======== SUPPLIED DATA ========
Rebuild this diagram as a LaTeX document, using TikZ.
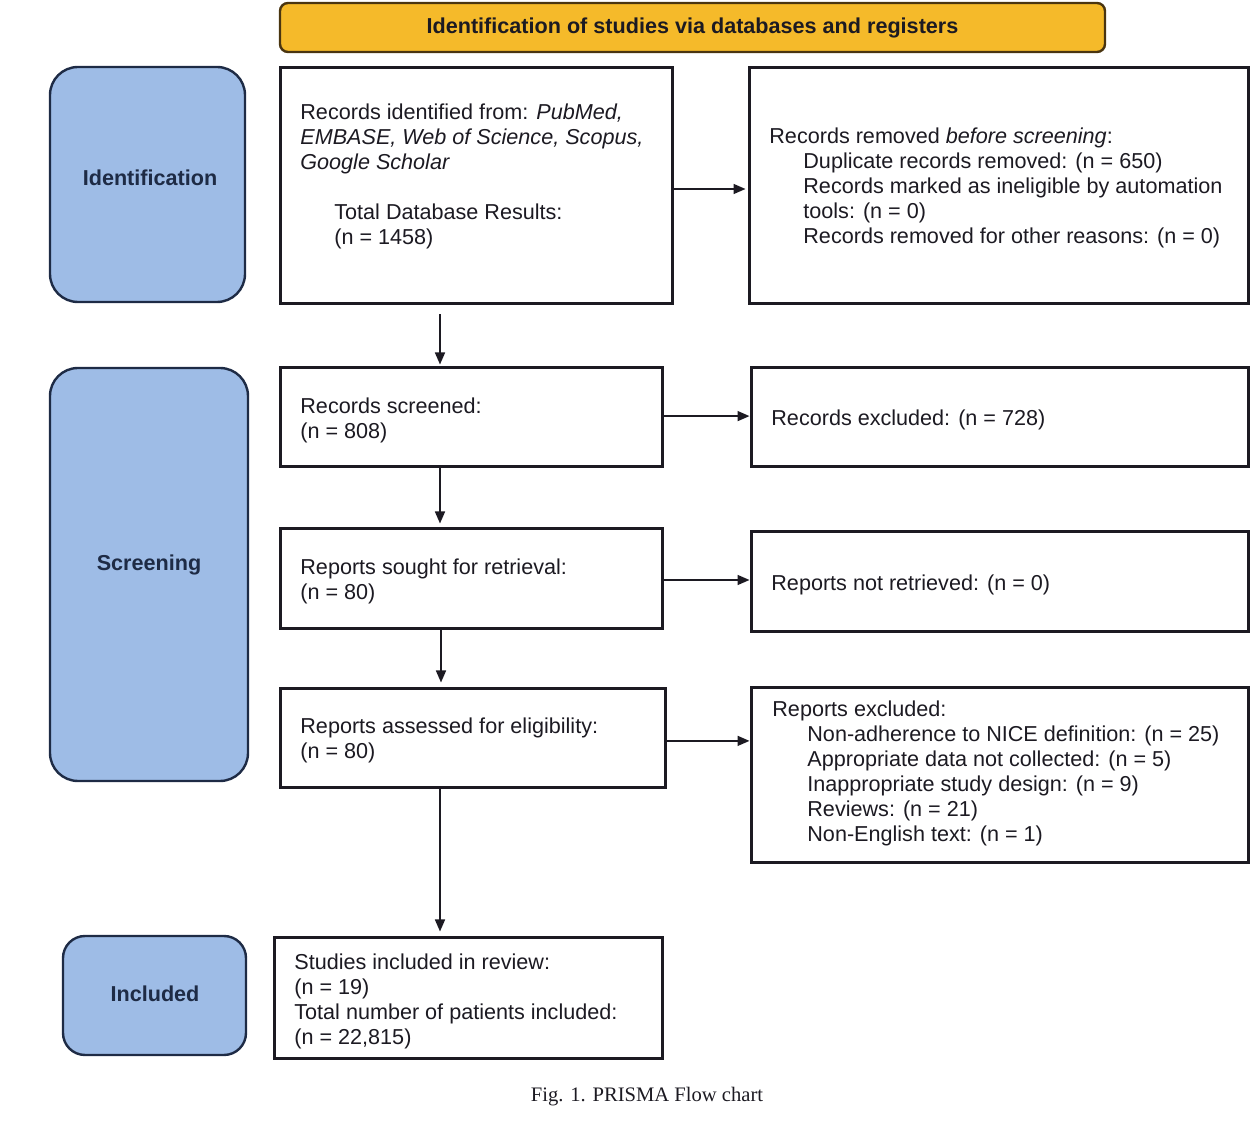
\documentclass[tikz,border=0pt]{standalone}
\usepackage{fontspec}
\setmainfont{Liberation Sans}
\newfontfamily\capfont{Liberation Serif}
\usetikzlibrary{arrows.meta}
\definecolor{bannerfill}{HTML}{F5BA2A}
\definecolor{bannerdraw}{HTML}{4A3510}
\definecolor{sidefill}{HTML}{9EBCE6}
\definecolor{sidedraw}{HTML}{1E2B45}
\definecolor{ink}{HTML}{1C1A22}
\begin{document}
\begin{tikzpicture}[x=0.5pt,y=-0.5pt,
  box/.style={draw=ink, line width=1.5pt, fill=white, inner sep=0pt},
  side/.style={draw=sidedraw, line width=1.2pt, fill=sidefill, rounded corners=14pt,
    inner sep=0pt, font=\fontsize{10.8}{12.5}\selectfont\bfseries, text=sidedraw},
  banner/.style={draw=bannerdraw, line width=1.2pt, fill=bannerfill, rounded corners=4pt,
    inner sep=0pt, font=\fontsize{10.8}{12.5}\selectfont\bfseries, text=ink},
  txt/.style={anchor=west, inner sep=0pt, align=left, text=ink,
    font=\fontsize{10.8}{12.5}\selectfont},
  arr/.style={draw=ink, line width=0.8pt, -{Triangle[length=6pt,width=5pt]}},
]
\useasboundingbox (0,0) rectangle (1250,1122);

% banner
\node[banner, minimum width=825*0.5pt, minimum height=49*0.5pt] (ban) at (692.5,27.5)
  {\raisebox{-1pt}{Identification of studies via databases and registers}};

% side phases
\node[side, minimum width=195*0.5pt, minimum height=235*0.5pt] (sid1) at (147.5,184.5) {};
\node[side, minimum width=198*0.5pt, minimum height=413*0.5pt] (sid2) at (149,574.5) {};
\node[side, minimum width=183*0.5pt, minimum height=119*0.5pt, rounded corners=11pt] (sid3) at (154.5,995.5) {};
\node[inner sep=0pt, font=\fontsize{10.8}{12.5}\selectfont\bfseries, text=sidedraw] (lab1) at (150,178) {Identification};
\node[inner sep=0pt, font=\fontsize{10.8}{12.5}\selectfont\bfseries, text=sidedraw] (lab2) at (149,565) {Screening};
\node[inner sep=0pt, font=\fontsize{10.8}{12.5}\selectfont\bfseries, text=sidedraw] (lab3) at (155,994) {Included};

% boxes
\node[box, minimum width=392*0.5pt, minimum height=236*0.5pt] (box1) at (476,186) {};
\node[box, minimum width=499*0.5pt, minimum height=236*0.5pt] (box2) at (998.5,186) {};
\node[box, minimum width=382*0.5pt, minimum height=99*0.5pt] (box3) at (471,417.5) {};
\node[box, minimum width=497*0.5pt, minimum height=99*0.5pt] (box4) at (999.5,417.5) {};
\node[box, minimum width=382*0.5pt, minimum height=100*0.5pt] (box5) at (471,579) {};
\node[box, minimum width=497*0.5pt, minimum height=100*0.5pt] (box6) at (999.5,582) {};
\node[box, minimum width=385*0.5pt, minimum height=99*0.5pt] (box7) at (472.5,738.5) {};
\node[box, minimum width=497*0.5pt, minimum height=175*0.5pt] (box8) at (999.5,775.5) {};
\node[box, minimum width=388*0.5pt, minimum height=121*0.5pt] (box9) at (468,998.5) {};

% texts
\node[txt] (t1) at (300,176.5) {Records identified from: \textit{PubMed,}\\
  \textit{EMBASE, Web of Science, Scopus,}\\
  \textit{Google Scholar}\\[12.5pt]
  \hspace*{17pt}Total Database Results:\\
  \hspace*{17pt}(n = 1458)};
\node[txt] (t2) at (769,188) {Records removed \textit{before screening}:\\
  \hspace*{17pt}Duplicate records removed: (n = 650)\\
  \hspace*{17pt}Records marked as ineligible by automation\\
  \hspace*{17pt}tools: (n = 0)\\
  \hspace*{17pt}Records removed for other reasons: (n = 0)};
\node[txt] (t3) at (300,420.5) {Records screened:\\(n = 808)};
\node[txt] (t4) at (771,420) {Records excluded: (n = 728)};
\node[txt] (t5) at (300,581.5) {Reports sought for retrieval:\\(n = 80)};
\node[txt] (t6) at (771,585) {Reports not retrieved: (n = 0)};
\node[txt] (t7) at (300,740.5) {Reports assessed for eligibility:\\(n = 80)};
\node[txt] (t8) at (772,773.5) {Reports excluded:\\
  \hspace*{17.5pt}Non-adherence to NICE definition: (n = 25)\\
  \hspace*{17.5pt}Appropriate data not collected: (n = 5)\\
  \hspace*{17.5pt}Inappropriate study design: (n = 9)\\
  \hspace*{17.5pt}Reviews: (n = 21)\\
  \hspace*{17.5pt}Non-English text: (n = 1)};
\node[txt] (t9) at (294,1001) {Studies included in review:\\(n = 19)\\
  Total number of patients included:\\(n = 22,815)};

% caption
\node[inner sep=0pt, text=ink, font=\capfont\fontsize{10.3}{12}\selectfont] (cap) at (647,1097)
  {Fig. 1. PRISMA Flow chart};

% connectors
\coordinate (sp) at (440,0);
\coordinate (sq) at (441,0);
\draw[arr, shorten >=1pt] ([yshift=-4.5pt]box1.south -| sp) -- (box3.north -| sp);
\draw[arr, shorten >=2pt] (box3.south -| sp) -- (box5.north -| sp);
\draw[arr, shorten >=2.5pt] (box5.south -| sq) -- (box7.north -| sq);
\draw[arr, shorten >=2.5pt] (box7.south -| sp) -- (box9.north -| sp);
\draw[arr, shorten >=1pt] ([yshift=-1.5pt]box1.east) -- ([yshift=-1.5pt]box1.east -| box2.west);
\draw[arr] ([yshift=0.7pt]box3.east) -- ([yshift=0.7pt]box3.east -| box4.west);
\draw[arr] ([yshift=-0.5pt]box5.east) -- ([yshift=-0.5pt]box5.east -| box6.west);
\draw[arr] ([yshift=-1.2pt]box7.east) -- ([yshift=-1.2pt]box7.east -| box8.west);
\end{tikzpicture}
\end{document}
========
*GOAL*:
Copy exactly the lines running from the beginning of the listing through the line that has "of studies via". Drop the pictures.

*SOLUTION TO THIS TASK*:
Rebuild this diagram as a LaTeX document, using TikZ.
\documentclass[tikz,border=0pt]{standalone}
\usepackage{fontspec}
\setmainfont{Liberation Sans}
\newfontfamily\capfont{Liberation Serif}
\usetikzlibrary{arrows.meta}
\definecolor{bannerfill}{HTML}{F5BA2A}
\definecolor{bannerdraw}{HTML}{4A3510}
\definecolor{sidefill}{HTML}{9EBCE6}
\definecolor{sidedraw}{HTML}{1E2B45}
\definecolor{ink}{HTML}{1C1A22}
\begin{document}
\begin{tikzpicture}[x=0.5pt,y=-0.5pt,
  box/.style={draw=ink, line width=1.5pt, fill=white, inner sep=0pt},
  side/.style={draw=sidedraw, line width=1.2pt, fill=sidefill, rounded corners=14pt,
    inner sep=0pt, font=\fontsize{10.8}{12.5}\selectfont\bfseries, text=sidedraw},
  banner/.style={draw=bannerdraw, line width=1.2pt, fill=bannerfill, rounded corners=4pt,
    inner sep=0pt, font=\fontsize{10.8}{12.5}\selectfont\bfseries, text=ink},
  txt/.style={anchor=west, inner sep=0pt, align=left, text=ink,
    font=\fontsize{10.8}{12.5}\selectfont},
  arr/.style={draw=ink, line width=0.8pt, -{Triangle[length=6pt,width=5pt]}},
]
\useasboundingbox (0,0) rectangle (1250,1122);

% banner
\node[banner, minimum width=825*0.5pt, minimum height=49*0.5pt] (ban) at (692.5,27.5)
  {\raisebox{-1pt}{Identification of studies via databases and registers}};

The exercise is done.